_Exercise task_
Copy the data exactly; pictures stay out of the copy.

_Supplied material_
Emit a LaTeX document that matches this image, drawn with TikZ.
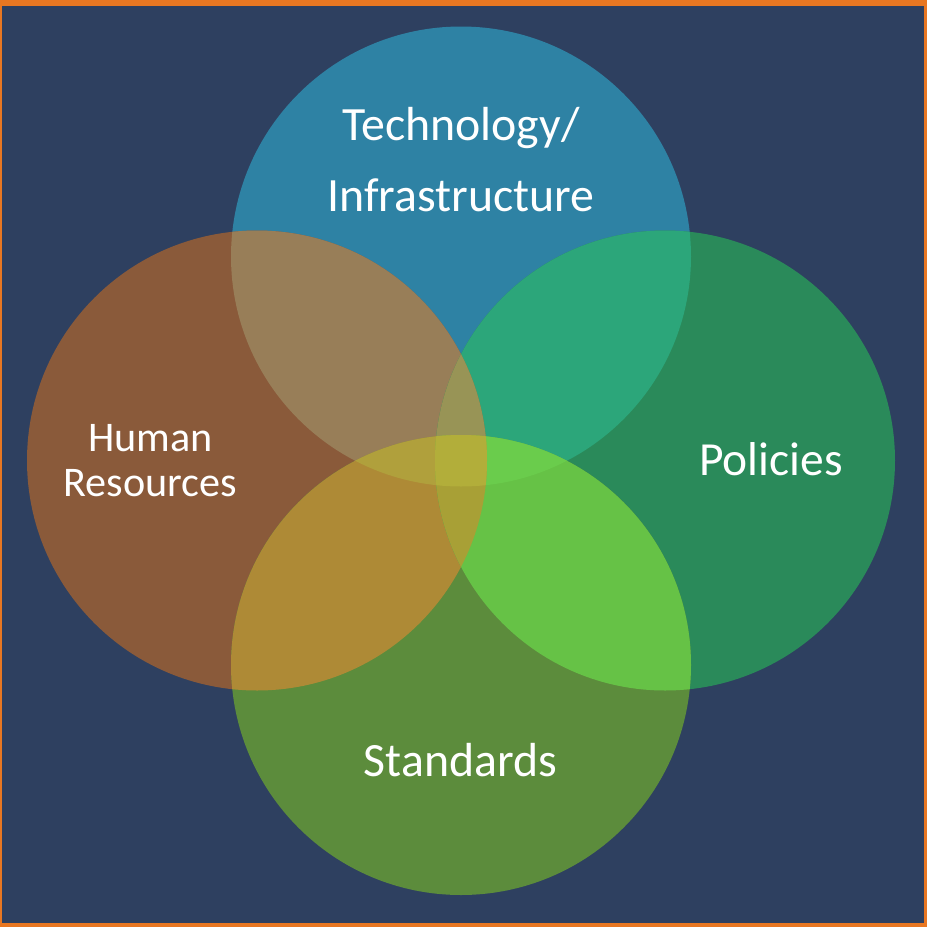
\documentclass[tikz,border=0pt]{standalone}
\usepackage{fontspec}
\setmainfont{Carlito}
\begin{document}
\begin{tikzpicture}[x=1pt,y=-1pt]
\definecolor{frame}{RGB}{232,119,34}
\definecolor{bg}{RGB}{46,64,96}
\definecolor{cT}{RGB}{46,130,164}
\definecolor{cL}{RGB}{138,90,58}
\definecolor{cR}{RGB}{42,138,90}
\definecolor{cB}{RGB}{92,140,60}
\definecolor{cTL}{RGB}{152,126,88}
\definecolor{cTR}{RGB}{44,166,122}
\definecolor{cTLR}{RGB}{152,148,86}
\definecolor{cLB}{RGB}{174,138,54}
\definecolor{cRB}{RGB}{102,194,70}
\definecolor{cLRB}{RGB}{168,160,54}
\definecolor{cTLB}{RGB}{176,160,60}
\definecolor{cTRB}{RGB}{106,204,76}
\definecolor{cTB}{RGB}{110,150,80}
\definecolor{cALL}{RGB}{178,174,58}
\definecolor{cLR}{RGB}{120,120,70}
\tikzset{lbl/.style={text=white,align=center,inner sep=0pt,anchor=base}}
\fill[frame] (0,0) rectangle (927,927);
\fill[bg] (2,6) rectangle (924,923);
\coordinate (T) at (461,256.5);
\coordinate (L) at (257,460.5);
\coordinate (R) at (665,460.5);
\coordinate (B) at (461,665);
\def\rr{230}
% single circles
\fill[cT] (T) circle (\rr);
\fill[cL] (L) circle (\rr);
\fill[cR] (R) circle (\rr);
\fill[cB] (B) circle (\rr);
% pairwise
\begin{scope}\clip (T) circle (\rr); \fill[cTL] (L) circle (\rr); \fill[cTR] (R) circle (\rr); \fill[cTB] (B) circle (\rr);\end{scope}
\begin{scope}\clip (L) circle (\rr); \fill[cLB] (B) circle (\rr); \fill[cLR] (R) circle (\rr);\end{scope}
\begin{scope}\clip (R) circle (\rr); \fill[cRB] (B) circle (\rr);\end{scope}
% triples
\begin{scope}\clip (T) circle (\rr); \clip (L) circle (\rr); \fill[cTLR] (R) circle (\rr); \fill[cTLB] (B) circle (\rr);\end{scope}
\begin{scope}\clip (T) circle (\rr); \clip (R) circle (\rr); \fill[cTRB] (B) circle (\rr);\end{scope}
\begin{scope}\clip (L) circle (\rr); \clip (R) circle (\rr); \fill[cLRB] (B) circle (\rr);\end{scope}
% all four
\begin{scope}\clip (T) circle (\rr); \clip (L) circle (\rr); \clip (R) circle (\rr); \fill[cALL] (B) circle (\rr);\end{scope}
% labels
\node[lbl,font=\fontsize{47.8}{71}\selectfont] (tlab) at (461,211) {Technology/\\Infrastructure};
\node[lbl,font=\fontsize{42.2}{45}\selectfont] (hlab) at (150.5,496) {Human\\Resources};
\node[lbl,font=\fontsize{47.5}{56}\selectfont] (plab) at (771,475) {Policies};
\node[lbl,font=\fontsize{47.8}{56}\selectfont] (slab) at (460.5,776) {Standards};
\end{tikzpicture}
\end{document}
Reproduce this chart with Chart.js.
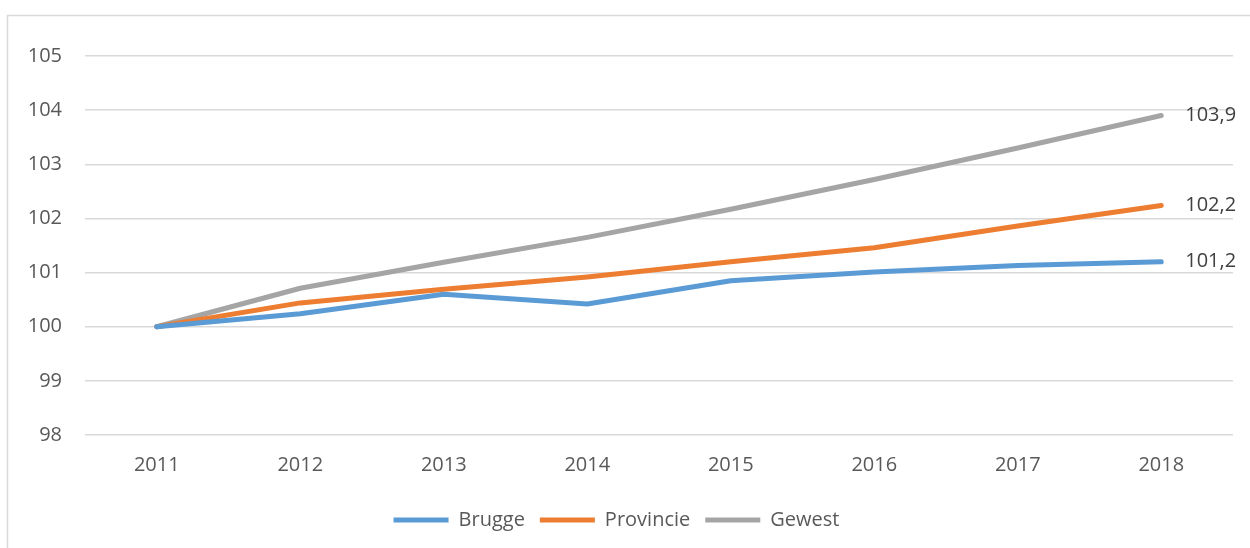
<!DOCTYPE html>
<html>
<head>
<meta charset="utf-8">
<script src="https://cdn.jsdelivr.net/npm/chart.js@4"></script>
<style>
  html, body { margin: 0; padding: 0; background: #fff; }
  #wrap { width: 1250px; height: 548px; }
</style>
</head>
<body>
<div id="wrap"><canvas id="chart"></canvas></div>
<script>
// chart data
const years = ["2011", "2012", "2013", "2014", "2015", "2016", "2017", "2018"];
const brugge = [100, 100.24, 100.6, 100.42, 100.85, 101.01, 101.13, 101.2];
const provincie = [100, 100.44, 100.69, 100.92, 101.2, 101.46, 101.86, 102.24];
const gewest = [100, 100.71, 101.19, 101.65, 102.17, 102.72, 103.3, 103.9];
const endLabels = ["101,2", "102,2", "103,9"];

// light frame round the chart, cut off on right and bottom like the original
const frame = {
  id: "frame",
  beforeDraw(chart) {
    const ctx = chart.ctx;
    ctx.save();
    ctx.strokeStyle = "#d9d9d9";
    ctx.lineWidth = 1.5;
    ctx.strokeRect(7.5, 15.5, 1400, 700);
    ctx.restore();
  },
};

// value labels next to the last point of each line
const lastValue = {
  id: "lastValue",
  afterDatasetsDraw(chart) {
    const ctx = chart.ctx;
    ctx.save();
    ctx.font = "20px 'Open Sans'";
    ctx.fillStyle = "#404040";
    ctx.textAlign = "left";
    ctx.textBaseline = "middle";
    chart.data.datasets.forEach((ds, i) => {
      const meta = chart.getDatasetMeta(i);
      const pt = meta.data[meta.data.length - 1];
      ctx.fillText(endLabels[i], pt.x + 24, pt.y);
    });
    ctx.restore();
  },
};

const lineStyle = {
  borderWidth: 5,
  pointRadius: 0,
  pointHoverRadius: 0,
  tension: 0,
  borderCapStyle: "round",
  borderJoinStyle: "round",
  fill: false,
};

new Chart(document.getElementById("chart"), {
  type: "line",
  data: {
    labels: years,
    datasets: [
      { label: "Brugge", data: brugge, borderColor: "#5b9bd5", backgroundColor: "#5b9bd5", ...lineStyle },
      { label: "Provincie", data: provincie, borderColor: "#ed7d31", backgroundColor: "#ed7d31", ...lineStyle },
      { label: "Gewest", data: gewest, borderColor: "#a5a5a5", backgroundColor: "#a5a5a5", ...lineStyle },
    ],
  },
  options: {
    responsive: true,
    maintainAspectRatio: false,
    animation: false,
    layout: {
      padding: { top: 56, right: 17, left: 0, bottom: 8 },
    },
    scales: {
      x: {
        offset: true,
        grid: { display: false, drawTicks: false },
        border: { display: false },
        ticks: {
          color: "#595959",
          padding: 18,
          maxRotation: 0,
          font: { family: "Open Sans", size: 20 },
        },
      },
      y: {
        min: 98,
        max: 105,
        afterFit(scale) {
          scale.width = 85;
        },
        grid: { color: "#d9d9d9", lineWidth: 1.5, drawTicks: false },
        border: { display: false },
        ticks: {
          stepSize: 1,
          color: "#595959",
          padding: 23,
          font: { family: "Open Sans", size: 20 },
        },
      },
    },
    plugins: {
      tooltip: { enabled: false },
      legend: {
        position: "bottom",
        labels: {
          usePointStyle: true,
          pointStyle: "line",
          pointStyleWidth: 55,
          color: "#595959",
          padding: 15,
          font: { family: "Open Sans", size: 20 },
        },
      },
    },
  },
  plugins: [frame, lastValue],
});
</script>
</body>
</html>
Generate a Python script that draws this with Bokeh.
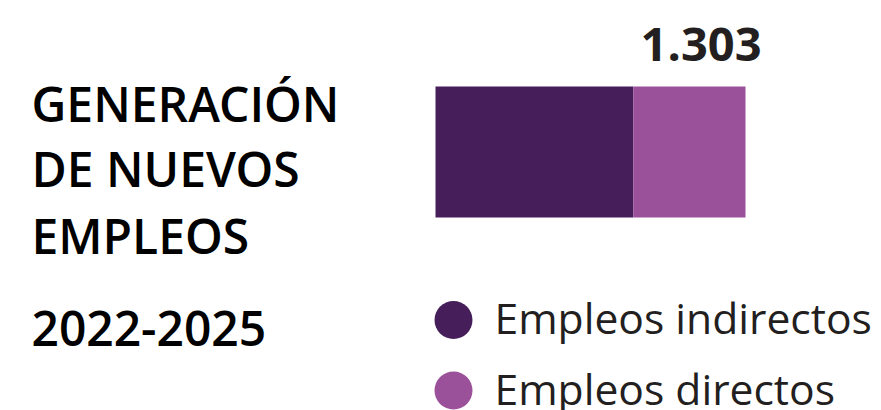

_Exercise output_
Emit a LaTeX document that matches this image, drawn with TikZ.
\documentclass[tikz,border=0pt]{standalone}
\usepackage{fontspec}
\setmainfont{Carlito}
\begin{document}
\begin{tikzpicture}[x=1pt,y=-1pt]
\definecolor{frame}{RGB}{232,119,34}
\definecolor{bg}{RGB}{46,64,96}
\definecolor{cT}{RGB}{46,130,164}
\definecolor{cL}{RGB}{138,90,58}
\definecolor{cR}{RGB}{42,138,90}
\definecolor{cB}{RGB}{92,140,60}
\definecolor{cTL}{RGB}{152,126,88}
\definecolor{cTR}{RGB}{44,166,122}
\definecolor{cTLR}{RGB}{152,148,86}
\definecolor{cLB}{RGB}{174,138,54}
\definecolor{cRB}{RGB}{102,194,70}
\definecolor{cLRB}{RGB}{168,160,54}
\definecolor{cTLB}{RGB}{176,160,60}
\definecolor{cTRB}{RGB}{106,204,76}
\definecolor{cTB}{RGB}{110,150,80}
\definecolor{cALL}{RGB}{178,174,58}
\definecolor{cLR}{RGB}{120,120,70}
\tikzset{lbl/.style={text=white,align=center,inner sep=0pt,anchor=base}}
\fill[frame] (0,0) rectangle (927,927);
\fill[bg] (2,6) rectangle (924,923);
\coordinate (T) at (461,256.5);
\coordinate (L) at (257,460.5);
\coordinate (R) at (665,460.5);
\coordinate (B) at (461,665);
\def\rr{230}
% single circles
\fill[cT] (T) circle (\rr);
\fill[cL] (L) circle (\rr);
\fill[cR] (R) circle (\rr);
\fill[cB] (B) circle (\rr);
% pairwise
\begin{scope}\clip (T) circle (\rr); \fill[cTL] (L) circle (\rr); \fill[cTR] (R) circle (\rr); \fill[cTB] (B) circle (\rr);\end{scope}
\begin{scope}\clip (L) circle (\rr); \fill[cLB] (B) circle (\rr); \fill[cLR] (R) circle (\rr);\end{scope}
\begin{scope}\clip (R) circle (\rr); \fill[cRB] (B) circle (\rr);\end{scope}
% triples
\begin{scope}\clip (T) circle (\rr); \clip (L) circle (\rr); \fill[cTLR] (R) circle (\rr); \fill[cTLB] (B) circle (\rr);\end{scope}
\begin{scope}\clip (T) circle (\rr); \clip (R) circle (\rr); \fill[cTRB] (B) circle (\rr);\end{scope}
\begin{scope}\clip (L) circle (\rr); \clip (R) circle (\rr); \fill[cLRB] (B) circle (\rr);\end{scope}
% all four
\begin{scope}\clip (T) circle (\rr); \clip (L) circle (\rr); \clip (R) circle (\rr); \fill[cALL] (B) circle (\rr);\end{scope}
% labels
\node[lbl,font=\fontsize{47.8}{71}\selectfont] (tlab) at (461,211) {Technology/\\Infrastructure};
\node[lbl,font=\fontsize{42.2}{45}\selectfont] (hlab) at (150.5,496) {Human\\Resources};
\node[lbl,font=\fontsize{47.5}{56}\selectfont] (plab) at (771,475) {Policies};
\node[lbl,font=\fontsize{47.8}{56}\selectfont] (slab) at (460.5,776) {Standards};
\end{tikzpicture}
\end{document}
Reproduce this chart with Chart.js.
<!DOCTYPE html>
<html>
<head>
<meta charset="utf-8">
<script src="https://cdn.jsdelivr.net/npm/chart.js@4"></script>
<style>
  html, body { margin: 0; padding: 0; background: #fff; }
  #wrap { width: 1250px; height: 548px; }
</style>
</head>
<body>
<div id="wrap"><canvas id="chart"></canvas></div>
<script>
// chart data
const years = ["2011", "2012", "2013", "2014", "2015", "2016", "2017", "2018"];
const brugge = [100, 100.24, 100.6, 100.42, 100.85, 101.01, 101.13, 101.2];
const provincie = [100, 100.44, 100.69, 100.92, 101.2, 101.46, 101.86, 102.24];
const gewest = [100, 100.71, 101.19, 101.65, 102.17, 102.72, 103.3, 103.9];
const endLabels = ["101,2", "102,2", "103,9"];

// light frame round the chart, cut off on right and bottom like the original
const frame = {
  id: "frame",
  beforeDraw(chart) {
    const ctx = chart.ctx;
    ctx.save();
    ctx.strokeStyle = "#d9d9d9";
    ctx.lineWidth = 1.5;
    ctx.strokeRect(7.5, 15.5, 1400, 700);
    ctx.restore();
  },
};

// value labels next to the last point of each line
const lastValue = {
  id: "lastValue",
  afterDatasetsDraw(chart) {
    const ctx = chart.ctx;
    ctx.save();
    ctx.font = "20px 'Open Sans'";
    ctx.fillStyle = "#404040";
    ctx.textAlign = "left";
    ctx.textBaseline = "middle";
    chart.data.datasets.forEach((ds, i) => {
      const meta = chart.getDatasetMeta(i);
      const pt = meta.data[meta.data.length - 1];
      ctx.fillText(endLabels[i], pt.x + 24, pt.y);
    });
    ctx.restore();
  },
};

const lineStyle = {
  borderWidth: 5,
  pointRadius: 0,
  pointHoverRadius: 0,
  tension: 0,
  borderCapStyle: "round",
  borderJoinStyle: "round",
  fill: false,
};

new Chart(document.getElementById("chart"), {
  type: "line",
  data: {
    labels: years,
    datasets: [
      { label: "Brugge", data: brugge, borderColor: "#5b9bd5", backgroundColor: "#5b9bd5", ...lineStyle },
      { label: "Provincie", data: provincie, borderColor: "#ed7d31", backgroundColor: "#ed7d31", ...lineStyle },
      { label: "Gewest", data: gewest, borderColor: "#a5a5a5", backgroundColor: "#a5a5a5", ...lineStyle },
    ],
  },
  options: {
    responsive: true,
    maintainAspectRatio: false,
    animation: false,
    layout: {
      padding: { top: 56, right: 17, left: 0, bottom: 8 },
    },
    scales: {
      x: {
        offset: true,
        grid: { display: false, drawTicks: false },
        border: { display: false },
        ticks: {
          color: "#595959",
          padding: 18,
          maxRotation: 0,
          font: { family: "Open Sans", size: 20 },
        },
      },
      y: {
        min: 98,
        max: 105,
        afterFit(scale) {
          scale.width = 85;
        },
        grid: { color: "#d9d9d9", lineWidth: 1.5, drawTicks: false },
        border: { display: false },
        ticks: {
          stepSize: 1,
          color: "#595959",
          padding: 23,
          font: { family: "Open Sans", size: 20 },
        },
      },
    },
    plugins: {
      tooltip: { enabled: false },
      legend: {
        position: "bottom",
        labels: {
          usePointStyle: true,
          pointStyle: "line",
          pointStyleWidth: 55,
          color: "#595959",
          padding: 15,
          font: { family: "Open Sans", size: 20 },
        },
      },
    },
  },
  plugins: [frame, lastValue],
});
</script>
</body>
</html>
Generate a Python script that draws this with Bokeh.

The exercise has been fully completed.